Après la grotte, le sommet! Un sentier très abrupt nous permit d'atteindre le sommet du Khao Daeng (322 mètres). Malheureusement, nous sommes redescendus assez rapidement, car nous ne voulions pas rentrer à la noirceur, considérant tous les obstacles que pouvait nous réserver la route: trous, bosses, chiens errants, conducteurs roulant à contresens tous phares éteints, pour n'en nommer que quelques uns.
Le parc de Khao Sam Roi Yot fut une légère déception. Il bénéficie d'un statut de parc national, mais beaucoup de gens vivent pourtant sur le site et en exploitent abondamment les ressources. Il ne subsiste pas grand chose des marécages naturels sensés attirer des milliers d'oiseaux, car une grande partie de ces marais a été convertie en bassins d'eau salée, consacrés à l'élevage des crevettes. Les responsables du parc affirment vouloir restaurer les marécages mais, visiblement, ce sera une tâche herculéenne!

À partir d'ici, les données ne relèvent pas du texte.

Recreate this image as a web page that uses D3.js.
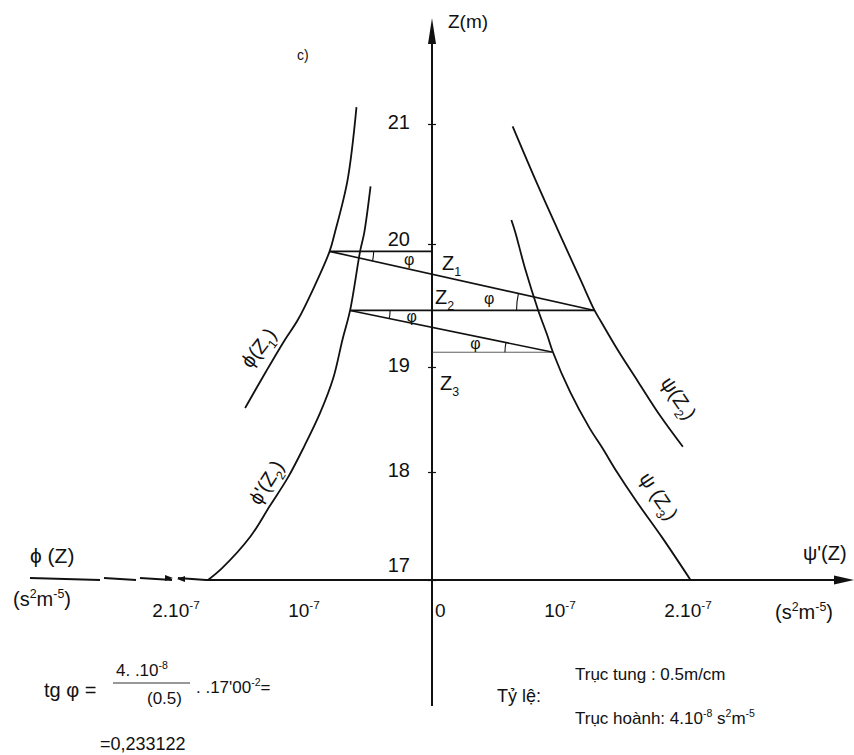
<!DOCTYPE html>
<html>
<head>
<meta charset="utf-8">
<script src="https://cdn.jsdelivr.net/npm/d3@7"></script>
<style>
body { margin: 0; background: #fff; }
svg text { font-family: "Liberation Sans", Arial, sans-serif; fill: #111; }
</style>
</head>
<body>
<svg id="sv" width="854" height="755"></svg>
<script>
// values: x in units of 1e-7 s2m-5 (phi side negative), z in metres
var zTicks = [17, 18, 19, 20, 21];
var xTicks = [-2, -1, 0, 1, 2];
var xTickLabels = [["2.10", "-7"], ["10", "-7"], ["0", ""], ["10", "-7"], ["2.10", "-7"]];

var phiZ1 = [[-0.59, 21.14], [-0.66, 20.53], [-0.76, 20.09], [-0.80, 19.94], [-0.93, 19.63],
             [-1.05, 19.38], [-1.15, 19.22], [-1.30, 18.95], [-1.46, 18.61]];
var phiZ2 = [[-0.48, 20.48], [-0.53, 20.09], [-0.56, 19.95], [-0.64, 19.46], [-0.70, 19.22],
             [-0.77, 18.90], [-0.875, 18.56], [-1.0, 18.24], [-1.125, 17.95], [-1.27, 17.68],
             [-1.42, 17.40], [-1.64, 17.11], [-1.75, 17.0]];
var psiZ2 = [[0.63, 20.98], [0.81, 20.53], [1.02, 20.03], [1.16, 19.71], [1.27, 19.46],
             [1.32, 19.37], [1.45, 19.14], [1.61, 18.86], [1.78, 18.54], [1.96, 18.24]];
var psiZ3 = [[0.62, 20.2], [0.65, 20.1], [0.73, 19.79], [0.83, 19.46], [0.90, 19.26],
             [0.945, 19.12], [1.08, 18.76], [1.23, 18.42], [1.33, 18.23], [1.45, 17.99],
             [1.59, 17.74], [1.80, 17.39], [2.02, 17.0]];

// construction: levels Z1, Z2, Z3 and the two slanted lines
var z1Line = [[-0.80, 19.94], [0, 19.94]];
var z2Line = [[-0.64, 19.46], [1.27, 19.46]];
var z3Line = [[0, 19.12], [0.945, 19.12]];
var slant1 = [[-0.80, 19.94], [1.27, 19.46]];
var slant2 = [[-0.64, 19.46], [0.945, 19.12]];

var svg = d3.select("#sv");
var x = d3.scaleLinear().domain([-2, 2]).range([176, 688]);
var y = d3.scaleLinear().domain(zTicks).range([580, 472, 367, 244, 124]);
var x0 = x(0), y0 = y(17);

var line = d3.line()
    .x(function(d) { return x(d[0]); })
    .y(function(d) { return y(d[1]); })
    .curve(d3.curveCatmullRom.alpha(0.5));
var straight = d3.line()
    .x(function(d) { return x(d[0]); })
    .y(function(d) { return y(d[1]); });

// text with super / subscripts
function rich(g, xx, yy, parts, size, anchor) {
  var t = g.append("text").attr("x", xx).attr("y", yy)
      .attr("font-size", size).attr("text-anchor", anchor || "start");
  var up = 0;
  parts.forEach(function(p) {
    var shift = p[1] === "sup" ? -0.42 * size : p[1] === "sub" ? 0.3 * size : 0;
    var s = t.append("tspan").text(p[0]).attr("dy", shift - up);
    if (p[1]) s.attr("font-size", size * 0.62);
    up = shift;
  });
  return t;
}

// horizontal axis (left part broken like the scan)
var hx = [[30, 100], [104, 136], [140, 172], [178, 206], [206, 846]];
svg.selectAll(".hx").data(hx).enter().append("line")
    .attr("x1", function(d) { return d[0]; }).attr("x2", function(d) { return d[1]; })
    .attr("y1", function(d) { return d[0] < 200 ? y0 - 2 : y0; }).attr("y2", y0)
    .attr("stroke", "#111").attr("stroke-width", 2);
svg.append("path").attr("d", "M854," + y0 + " L834," + (y0 - 4.5) + " L834," + (y0 + 4.5) + "Z").attr("fill", "#111");
svg.append("path").attr("d", "M173," + (y0 - 2) + " l-8,-3 l0,6Z").attr("fill", "#111");
svg.append("path").attr("d", "M177," + (y0 - 1) + " l8,-3 l0,6Z").attr("fill", "#111");

// vertical axis
svg.append("line").attr("x1", x0).attr("x2", x0).attr("y1", 38).attr("y2", 706)
    .attr("stroke", "#111").attr("stroke-width", 2);
svg.append("path").attr("d", "M" + x0 + ",18 L" + (x0 - 4) + ",44 L" + (x0 + 4) + ",44Z").attr("fill", "#111");

var yAxis = d3.axisLeft(y).tickValues(zTicks).tickSize(4).tickPadding(18).tickFormat(d3.format("d"));
var gY = svg.append("g").attr("transform", "translate(" + x0 + ",0)").call(yAxis);
gY.select(".domain").remove();
gY.selectAll(".tick line").attr("x1", -4).attr("x2", 4).attr("stroke", "#111").attr("stroke-width", 1.2);
gY.selectAll(".tick text").attr("font-size", 20).attr("font-family", "Liberation Sans, Arial, sans-serif")
    .attr("fill", "#111")
    .attr("dy", function(d) { return d === 17 ? "-0.45em" : d === 20 ? "0.05em" : "0.2em"; });

// x tick labels
xTicks.forEach(function(v, i) {
  var lab = xTickLabels[i];
  if (v === 0) {
    rich(svg, x0 + 3, 617, [[lab[0]]], 19, "start");
  } else {
    rich(svg, x(v), 617, [[lab[0]], [lab[1], "sup"]], 19, "middle");
  }
});

// curves
[phiZ1, phiZ2, psiZ2, psiZ3].forEach(function(c) {
  svg.append("path").attr("d", line(c)).attr("fill", "none")
      .attr("stroke", "#111").attr("stroke-width", 1.8);
});

// construction lines
[z1Line, z2Line, slant1, slant2].forEach(function(c) {
  svg.append("path").attr("d", straight(c)).attr("fill", "none")
      .attr("stroke", "#111").attr("stroke-width", 1.6);
});
svg.append("path").attr("d", straight(z3Line)).attr("fill", "none")
    .attr("stroke", "#333").attr("stroke-width", 0.8);

// angle marks phi
var angles = [
  { v: slant1[0], o: slant1[1], h: 1, r: 44, d: 80 },
  { v: slant1[1], o: slant1[0], h: -1, r: 78, d: 106 },
  { v: slant2[0], o: slant2[1], h: 1, r: 40, d: 62 },
  { v: slant2[1], o: slant2[0], h: -1, r: 48, d: 78 }
];
angles.forEach(function(a) {
  var vx = x(a.v[0]), vy = y(a.v[1]);
  var dx = x(a.o[0]) - vx, dy = y(a.o[1]) - vy, L = Math.hypot(dx, dy);
  var ux = dx / L, uy = dy / L;
  var p1 = [vx + a.h * a.r, vy], p2 = [vx + ux * a.r, vy + uy * a.r];
  var sweep = (a.h * uy) > 0 ? 1 : 0;
  svg.append("path")
      .attr("d", "M" + p1 + " A" + a.r + "," + a.r + " 0 0," + sweep + " " + p2)
      .attr("fill", "none").attr("stroke", "#111").attr("stroke-width", 1.1);
  var bx = a.h + ux, by = uy, bl = Math.hypot(bx, by);
  svg.append("text").attr("x", vx + bx / bl * a.d).attr("y", vy + by / bl * a.d + 5)
      .attr("font-size", 16).attr("text-anchor", "middle").text("φ");
});

// Z labels
rich(svg, x0 + 10, 270, [["Z"], ["1", "sub"]], 20);
rich(svg, x0 + 3, 304, [["Z"], ["2", "sub"]], 20);
rich(svg, x0 + 8, 390, [["Z"], ["3", "sub"]], 20);

// axis titles
rich(svg, 448, 28, [["Z(m)"]], 19);
rich(svg, 297, 60, [["c)"]], 14);
rich(svg, 30, 563, [["ϕ (Z)"]], 21);
rich(svg, 13, 606, [["(s"], ["2", "sup"], ["m"], ["-5", "sup"], [")"]], 20);
rich(svg, 803, 560, [["ψ'(Z)"]], 20);
rich(svg, 775, 619, [["(s"], ["2", "sup"], ["m"], ["-5", "sup"], [")"]], 20);

// rotated curve labels
function curveLabel(px, py, rot, parts) {
  var g = svg.append("g").attr("transform", "translate(" + px + "," + py + ") rotate(" + rot + ")");
  rich(g, 0, 0, parts, 20, "middle");
}
curveLabel(264, 352, -52, [["ϕ(Z"], ["1", "sub"], [")"]]);
curveLabel(272, 486, -58, [["ϕ'(Z"], ["2", "sub"], [")"]]);
curveLabel(673, 402, 56, [["ψ(Z"], ["2", "sub"], [")"]]);
curveLabel(653, 500, 56, [["ψ (Z"], ["3", "sub"], [")"]]);

// formula
rich(svg, 44, 697, [["tg φ ="]], 20);
rich(svg, 116, 676, [["4. .10"], ["-8", "sup"]], 17);
svg.append("line").attr("x1", 113).attr("x2", 190).attr("y1", 683).attr("y2", 683)
    .attr("stroke", "#333").attr("stroke-width", 1);
rich(svg, 147, 704, [["(0.5)"]], 17);
rich(svg, 196, 693, [[". .17'00"], ["-2", "sup"], ["="]], 17);
rich(svg, 100, 750, [["=0,233122"]], 18);

// scale note
rich(svg, 497, 702, [["Tỷ lệ:"]], 18);
rich(svg, 575, 680, [["Trục tung : 0.5m/cm"]], 17);
rich(svg, 575, 724, [["Trục hoành:  4.10"], ["-8", "sup"], [" s"], ["2", "sup"], ["m"], ["-5", "sup"]], 17);
</script>
</body>
</html>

Pour y parvenir, ils auront des milliers de digues à détruire, des ordures à ramasser, des plantes à planter, des gens à évacuer. De plus, les effets des nombreux produits chimiques employés pour l'élevage des crevettes risquent de se perpétuer encore longtemps. C'est pourquoi on peut être pessimiste. Tout cela rappele que la Thaïlande, malgré son développement relatif, n'a pas les moyens d'un pays comme le Canada. Et peut-on vraiment refuser à une population pauvre d'essayer de survivre?
Après cette journée sans anicroche, nous avons eu une crevaison sur le chemin du retour, à la tombée de la nuit — nous étions déjà un peu en retard. Paul semblait agacé ("this is really bad", avait-il dit), mais sans toutefois s'énerver. J'ai répliqué que ça aurait pu être pire! Par exemple, nous aurions pu avoir une crevaison le matin, ce qui aurait ruiné notre journée. De plus, nous étions à seulement 500 mètres d'un garage… qui hélas s'avéra n'avoir même pas de quoi gonfler un pneu!
Par la suite, deux jeunes hommes en camionnette se sont arrêtés, nous sommes montés à l'arrière avec la moto et ils nous ont reconduit à Prachuap Khiri Khan (mais seulement après un peu de communication ardue, car ils avaient d'abord voulu nous amener dans la direction opposée, pour réparer la crevaison). Arrivés à l'hôtel, les deux gars nous ont montré la jauge à essence de leur camionnette, dont l'aiguille était tombée en-deça du "E"… Même si, dès le début, ils avaient clairement indiqué ne pas vouloir d'argent, nous leur avons offert 200 baht qui ont paru les réjouir. Ils avaient tout de même fait un détour de 50 km pour nous!
Au fond, la crevaison fut une bonne chose, car elle nous a épargné la conduite nocturne, de même qu'une longue route avec sur la tête un casque merdic qui faisait mal. Mon crâne semble plus long et plus étroit que chez les Thaïs en général, puisque tous les casques essayés au magasin de motos étaient trop serrés à l'avant et à l'arrière, avec un bon jeu sur les côtés! Il en était de même pour Paul, ce qui m'avait un peu rassuré quant à la normalité de mon crâne!